6) The Duties of the Officers.
a) The duties of the Chairperson shall be to:

• Chair meetings of the Committee and the Group

• represent the Group at functions/meetings that the Group has been invited to and

• act as the spokesperson of the Group when necessary.

b) The duties of the Secretary shall be to:

• check membership eligibility if required. Keep a list of supporters.

• prepare in consultation with the Chairperson the agenda for meetings of the Committee and the Group

• take and keep minutes of all meetings and

• collect and circulate any relevant information within the Group.

c) The duties of the Treasurer shall be to:

• supervise the financial affairs of the Group and

• keep proper accounts that show all monies received and paid out by the Group.

7) Finance.
a) All monies received by or on behalf of the Group shall be applied to further the aim of the Group and for no other purpose.
b) Any bank accounts opened for the Group shall be in the name of the Group.
c) Any cheques issued shall be signed by the Treasurer and one other nominated member of the Management Committee.
d) The Group shall ensure that its accounts are audited or independently examined every year.

8). Annual General Meeting.
a) The Group shall hold an Annual General Meeting (A.G.M.) in the month of June
b) All members shall be given at least fourteen days notice of the A.G.M. and shall be entitled to attend and vote.
c) The business of the A.G.M. shall include:

• receiving a report from the Chairperson on the Group`s activities over the year
• receiving a report from the Treasurer on the finances of the Group
• electing a new Management Committee and
• considering any other matter as may be decided.

d) At least 6 members must be present for the Annual General Meeting and any other General Meeting to take place.

9) General Meetings.
a) There shall be 2 General Meetings (excluding the A.G.M) each year.
b) All members shall be entitled to attend and vote.

10) Special General Meeting.
A Special General Meeting may be called by the Management Committee or 10 members to discuss an urgent matter. The Secretary shall give all members fourteen days notice of any Special General Meeting together with notice of the business to be discussed.

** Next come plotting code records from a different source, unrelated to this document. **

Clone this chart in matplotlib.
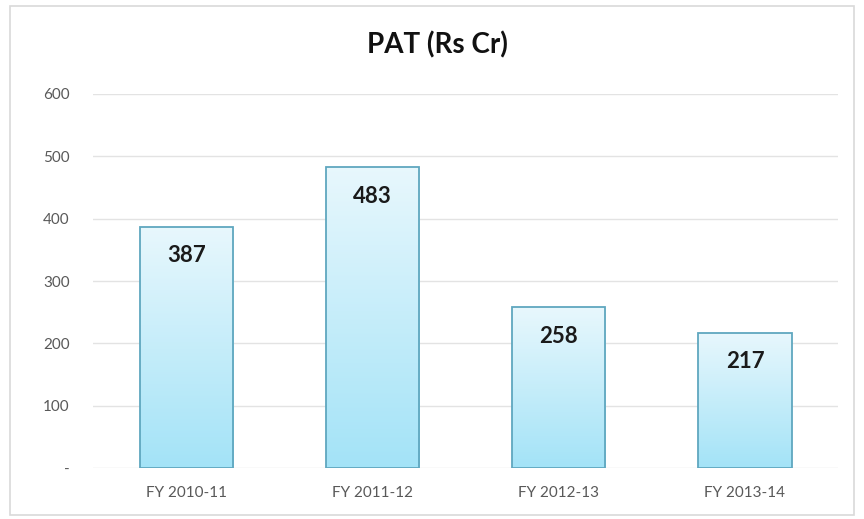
import numpy as np
import matplotlib.pyplot as plt
from matplotlib.patches import Rectangle

categories = ["FY 2010-11", "FY 2011-12", "FY 2012-13", "FY 2013-14"]
pat = [387, 483, 258, 217]
yticks = [0, 100, 200, 300, 400, 500, 600]
ytick_labels = ["-", "100", "200", "300", "400", "500", "600"]

plt.rcParams['font.family'] = ['Lato', 'DejaVu Sans']

fig = plt.figure(figsize=(8.64, 5.19), dpi=100)
ax = fig.add_axes([0.108, 0.098, 0.862, 0.721])

x = np.arange(len(categories))
bars = ax.bar(x, pat, width=0.5, color="none", edgecolor="#5fa7bf",
              linewidth=1.3, zorder=3)

# vertical gradient inside each bar
grad = np.linspace(0, 1, 256).reshape(-1, 1)
top = np.array([0.91, 0.97, 0.99])
bottom = np.array([0.64, 0.89, 0.97])
img = bottom + (top - bottom) * grad[..., None]
img = img.reshape(256, 1, 3)
for b in bars:
    x0, y0 = b.get_x(), b.get_y()
    w, h = b.get_width(), b.get_height()
    im = ax.imshow(img, extent=[x0, x0 + w, y0, y0 + h], origin="lower",
                   aspect="auto", zorder=2)
    im.set_clip_path(b)

for xi, v in zip(x, pat):
    ax.annotate(str(v), (xi, v), xytext=(0, -21), textcoords="offset points",
                ha="center", va="center", fontsize=16, fontweight="bold",
                color="#1a1a1a", zorder=4)

ax.set_xlim(-0.5, len(categories) - 0.5)
ax.set_ylim(0, 600)
ax.set_yticks(yticks)
ax.set_yticklabels(ytick_labels)
ax.set_xticks(x)
ax.set_xticklabels(categories)
ax.tick_params(length=0, labelsize=11, colors="#595959")
ax.tick_params(axis="y", pad=17)
ax.tick_params(axis="x", pad=13)
ax.yaxis.grid(True, color="#e3e3e3", linewidth=1)
ax.set_axisbelow(True)
for s in ax.spines.values():
    s.set_visible(False)

fig.text(0.506, 0.913, "PAT (Rs Cr)", ha="center", va="center",
         fontsize=20, fontweight="bold", color="#111111")

fig.patches.append(Rectangle((0.012, 0.008), 0.977, 0.98,
                             transform=fig.transFigure, fill=False,
                             edgecolor="#d9d9d9", linewidth=1.2))

fig.savefig("out.png", dpi=100)
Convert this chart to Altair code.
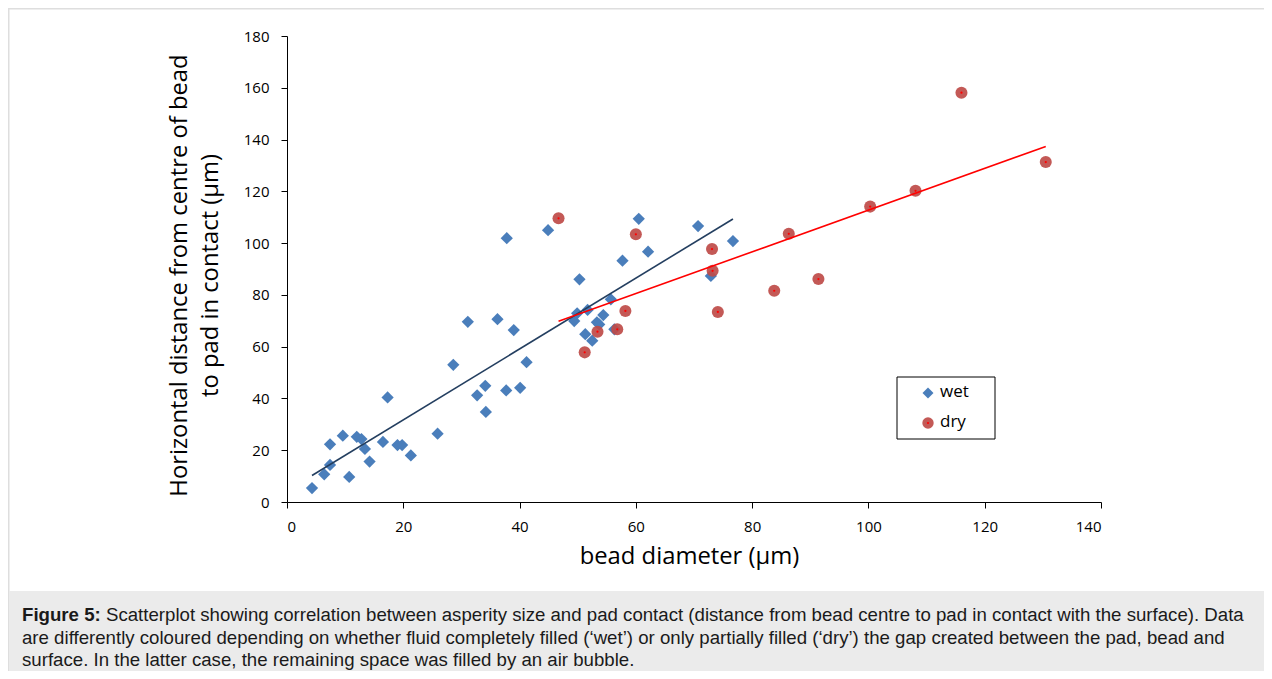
import altair as alt
import pandas as pd

# ---------------- data ----------------
wet_x = [4.3, 6.4, 7.4, 7.4, 9.6, 10.7, 12.0, 12.8, 13.4, 14.2, 16.5, 17.3, 19.0, 19.8,
         21.3, 25.9, 28.6, 31.1, 32.7, 34.1, 34.2, 36.2, 37.8, 37.7, 39.0, 40.1, 41.2,
         44.9, 49.4, 49.9, 50.3, 51.3, 51.7, 52.5, 53.3, 53.7, 54.4, 55.7, 56.3, 57.7,
         60.5, 62.1, 70.7, 72.9, 76.7]
wet_y = [5.4, 10.7, 14.3, 22.3, 25.6, 9.7, 25.2, 24.3, 20.5, 15.6, 23.2, 40.4, 22.0, 22.0,
         18.0, 26.4, 53.0, 69.6, 41.2, 44.9, 34.8, 70.6, 101.9, 43.1, 66.4, 44.1, 54.0,
         105.0, 69.9, 72.9, 86.0, 64.8, 74.2, 62.3, 69.4, 68.6, 72.2, 78.3, 66.7, 93.2,
         109.4, 96.7, 106.6, 87.3, 100.8]
dry_x = [46.7, 51.2, 53.4, 56.8, 58.2, 60.0, 73.1, 73.2, 74.1, 83.8, 86.3, 91.4, 100.3,
         108.1, 116.0, 130.5]
dry_y = [109.6, 57.8, 65.8, 66.7, 73.8, 103.4, 97.7, 89.3, 73.4, 81.6, 103.6, 86.1, 114.1,
         120.2, 158.1, 131.3]

series_names = ["wet", "dry"]
x_ticks = [0, 20, 40, 60, 80, 100, 120, 140]
y_ticks = [0, 20, 40, 60, 80, 100, 120, 140, 160, 180]
x_title = "bead diameter (µm)"
y_title = ["Horizontal distance from centre of bead", "to pad in contact (µm)"]
caption_bold = "Figure 5:"
caption_line1 = ("Scatterplot showing correlation between asperity size and pad contact "
                 "(distance from bead centre to pad in contact with the surface). Data")
caption_rest = ["are differently coloured depending on whether fluid completely filled (\u2018wet\u2019) "
                "or only partially filled (\u2018dry\u2019) the gap created between the pad, bead and",
                "surface. In the latter case, the remaining space was filled by an air bubble."]

# ---------------- styling ----------------
W, H = 814, 466
PAD_L, PAD_T = 279, 28
WET_COLOR = "#4a7ebb"
DRY_COLOR = "#be4b48"
WET_LINE = "#243f60"
DRY_LINE = "#ff0000"
FONT = "Open Sans"
CAP_FONT = "Liberation Sans"
CAP_SIZE = 18.65

wet_df = pd.DataFrame({"d": wet_x, "h": wet_y, "series": series_names[0]})
dry_df = pd.DataFrame({"d": dry_x, "h": dry_y, "series": series_names[1]})
one = pd.DataFrame({"k": [0]})

xs = alt.Scale(domain=[0, 140], nice=False, zero=False)
ys = alt.Scale(domain=[0, 180], nice=False, zero=False)

x_axis = alt.Axis(values=x_ticks, title=x_title, grid=False, tickSize=6, labelPadding=11,
                  titleX=402, titleY=61, titleBaseline="alphabetic", titleAnchor="start",
                  titleAlign="center")
y_axis = alt.Axis(values=y_ticks, title=y_title, grid=False, tickSize=6, labelPadding=12,
                  titleX=-101, titleY=239, titleAngle=270, titleBaseline="alphabetic",
                  titleAnchor="start", titleAlign="center", titleLineHeight=31)


def X():
    return alt.X("d:Q", scale=xs, axis=x_axis)


def Y():
    return alt.Y("h:Q", scale=ys, axis=y_axis)


# decorations (figure frame and caption box)
frame_top = alt.Chart(one).mark_rule(color="#dedede", strokeWidth=2).encode(
    x=alt.value(-PAD_L), x2=alt.value(W + 163), y=alt.value(-PAD_T + 0.5))
frame_left = alt.Chart(one).mark_rule(color="#dedede", strokeWidth=2).encode(
    x=alt.value(-PAD_L + 0.5), y=alt.value(-PAD_T), y2=alt.value(H + 169))
cap_box = alt.Chart(one).mark_rect(color="#ebebeb").encode(
    x=alt.value(-PAD_L + 1), x2=alt.value(W + 163), y=alt.value(555), y2=alt.value(H + 169))

cap_a = alt.Chart(one).mark_text(font=CAP_FONT, fontSize=CAP_SIZE, fontWeight="bold", align="left",
                                  baseline="alphabetic", color="#1a1a1a").encode(
    x=alt.value(-265), y=alt.value(585), text=alt.value(caption_bold))
cap_b = alt.Chart(one).mark_text(font=CAP_FONT, fontSize=CAP_SIZE, align="left",
                                  baseline="alphabetic", color="#1a1a1a").encode(
    x=alt.value(-265 + 84), y=alt.value(585), text=alt.value(caption_line1))
cap_c = alt.Chart(one).mark_text(font=CAP_FONT, fontSize=CAP_SIZE, align="left",
                                  baseline="alphabetic", color="#1a1a1a", lineHeight=22.5).encode(
    x=alt.value(-265), y=alt.value(607.5), text=alt.value(caption_rest))

# data layers
wet_pts = alt.Chart(wet_df).mark_point(shape="diamond", filled=True, size=150, opacity=1,
                                       color=WET_COLOR).encode(x=X(), y=Y())
dry_pts = alt.Chart(dry_df).mark_point(shape="circle", filled=True, size=145, opacity=0.92,
                                       color=DRY_COLOR).encode(x=X(), y=Y())
dry_dots = alt.Chart(dry_df).mark_point(shape="circle", filled=True, size=5, opacity=1,
                                        color="#ff0000").encode(x=X(), y=Y())
wet_fit = alt.Chart(wet_df).transform_regression("d", "h").mark_line(
    color=WET_LINE, strokeWidth=1.6).encode(x=X(), y=Y())
dry_fit = alt.Chart(dry_df).transform_regression("d", "h").mark_line(
    color=DRY_LINE, strokeWidth=1.6).encode(x=X(), y=Y())

# manual legend
leg_df = pd.DataFrame({"series": series_names})
LX, LY = 610, 341
leg_box = alt.Chart(one).mark_rect(fill="white", stroke="black", strokeWidth=1).encode(
    x=alt.value(LX), x2=alt.value(LX + 98), y=alt.value(LY), y2=alt.value(LY + 62))
leg_wet = alt.Chart(leg_df).transform_filter(alt.datum.series == series_names[0]).mark_point(
    shape="diamond", filled=True, size=120, opacity=1, color=WET_COLOR).encode(
    x=alt.value(LX + 31), y=alt.value(LY + 16))
leg_dry = alt.Chart(leg_df).transform_filter(alt.datum.series == series_names[1]).mark_point(
    shape="circle", filled=True, size=130, opacity=0.92, color=DRY_COLOR).encode(
    x=alt.value(LX + 31), y=alt.value(LY + 46))
leg_dry_dot = alt.Chart(leg_df).transform_filter(alt.datum.series == series_names[1]).mark_point(
    shape="circle", filled=True, size=5, opacity=1, color="#ff0000").encode(
    x=alt.value(LX + 31), y=alt.value(LY + 46))
leg_t_wet = alt.Chart(leg_df).transform_filter(alt.datum.series == series_names[0]).mark_text(
    font=FONT, fontSize=17, align="left", baseline="middle", color="black").encode(
    x=alt.value(LX + 43), y=alt.value(LY + 15), text="series:N")
leg_t_dry = alt.Chart(leg_df).transform_filter(alt.datum.series == series_names[1]).mark_text(
    font=FONT, fontSize=17, align="left", baseline="middle", color="black").encode(
    x=alt.value(LX + 43), y=alt.value(LY + 45), text="series:N")

chart = alt.layer(
    frame_top, frame_left, cap_box, cap_a, cap_b, cap_c,
    wet_pts, wet_fit, dry_pts, dry_dots, dry_fit,
    leg_box, leg_wet, leg_dry, leg_dry_dot, leg_t_wet, leg_t_dry
).properties(
    width=W, height=H,
    background="white",
    autosize=alt.AutoSizeParams(type="none"),
    padding={"left": PAD_L, "top": PAD_T, "right": 163, "bottom": 169},
).configure_view(strokeWidth=0, stroke="transparent").configure_axis(
    domainColor="black", tickColor="black", labelColor="black", titleColor="black",
    labelFont=FONT, labelFontSize=15, titleFont=FONT, titleFontSize=23.8,
    titleFontWeight="normal", domainWidth=1, tickWidth=1,
)

chart.save("out.html", embed_options={"renderer": "svg", "actions": False})
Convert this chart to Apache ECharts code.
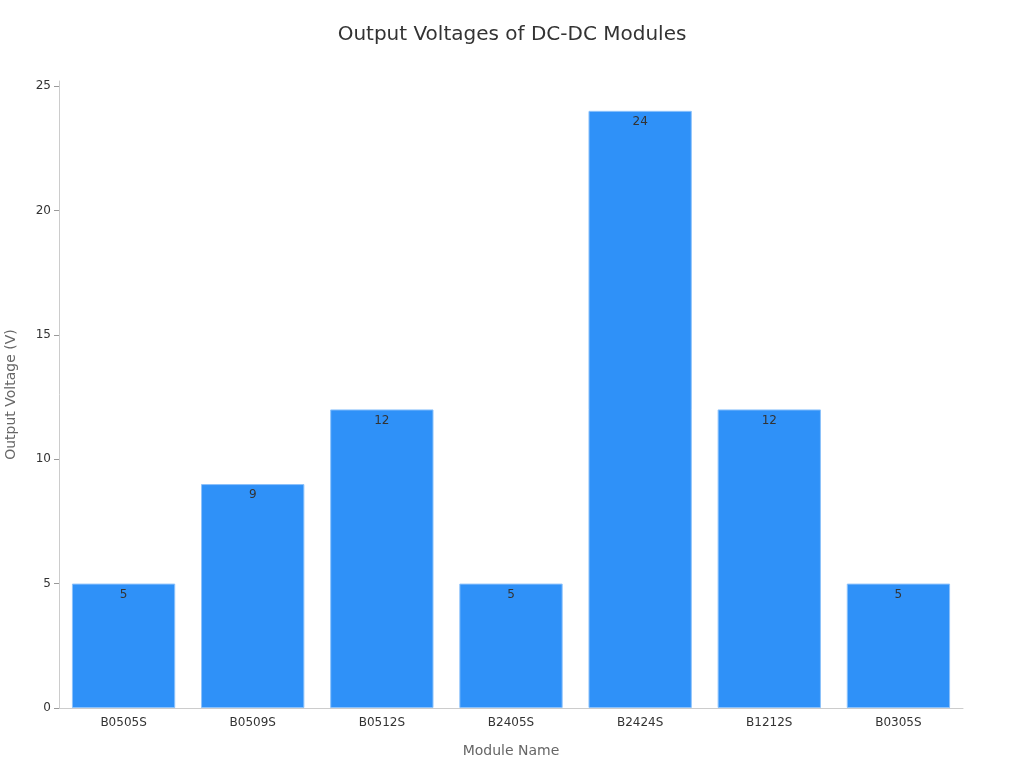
<!DOCTYPE html>
<html>
<head>
<meta charset="utf-8">
<style>
  html, body { margin: 0; padding: 0; background: #fff; }
  #container { width: 1024px; height: 768px; }
</style>
<script src="https://cdn.jsdelivr.net/npm/echarts@6/dist/echarts.min.js"></script>
</head>
<body>
<div id="container"></div>
<script>
var modules = ['B0505S', 'B0509S', 'B0512S', 'B2405S', 'B2424S', 'B1212S', 'B0305S'];
var voltages = [5, 9, 12, 5, 24, 12, 5];
var yTicks = [0, 5, 10, 15, 20, 25];

var dom = document.getElementById('container');
var myChart = echarts.init(dom, null, { renderer: 'canvas' });

var font = 'DejaVu Sans';
var option = {
  textStyle: { fontFamily: font },
  title: {
    text: 'Output Voltages of DC-DC Modules',
    left: 'center',
    top: 20,
    textStyle: { fontFamily: font, fontSize: 20, fontWeight: 'normal', color: '#333' }
  },
  grid: { left: 59, right: 61, top: 81, bottom: 60, containLabel: false, outerBoundsMode: 'none' },
  xAxis: {
    type: 'category',
    data: modules,
    name: 'Module Name',
    nameLocation: 'middle',
    nameGap: 36,
    nameTextStyle: { fontFamily: font, fontSize: 14, color: '#666' },
    axisLine: { lineStyle: { color: '#ccc' } },
    axisTick: { alignWithLabel: true, length: 5, lineStyle: { color: '#999' } },
    axisLabel: { fontFamily: font, fontSize: 12, color: '#333', margin: 9 }
  },
  yAxis: {
    type: 'value',
    min: 0,
    max: 25.2,
    name: 'Output Voltage (V)',
    nameLocation: 'middle',
    nameGap: 41,
    nameTextStyle: { fontFamily: font, fontSize: 14, color: '#666' },
    splitLine: { show: false },
    axisLine: { show: true, lineStyle: { color: '#ccc' } },
    axisTick: { show: true, length: 5, customValues: yTicks, lineStyle: { color: '#999' } },
    axisLabel: { fontFamily: font, fontSize: 12, color: '#333', customValues: yTicks }
  },
  series: [
    {
      type: 'bar',
      data: voltages,
      barCategoryGap: '20%',
      itemStyle: { color: '#2f91f8', borderColor: '#8cc2fb', borderWidth: 1 },
      label: {
        show: true,
        position: 'insideTop',
        distance: 5,
        fontFamily: font,
        fontSize: 12,
        color: '#333'
      }
    }
  ]
};

myChart.setOption(option);
window.addEventListener('resize', myChart.resize);
</script>
</body>
</html>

11) Alterations to the Constitution.
Any changes to this Constitution must be agreed by at least two-thirds of those members present and voting at any General Meeting.

12) Dissolution.
The Group may be wound up at any time if agreed by two-thirds of those members present and voting at any General Meeting. In the event of the organisation winding up, any assets remaining after payment of debts shall be given to another charitable or not-for-profit group with similar aims.

13) Adoption of the Constitution.
Until the first A.G.M. takes place the persons whose names, addresses and signatures appear at the bottom of this document shall act as the Management Committee referred to in this constitution.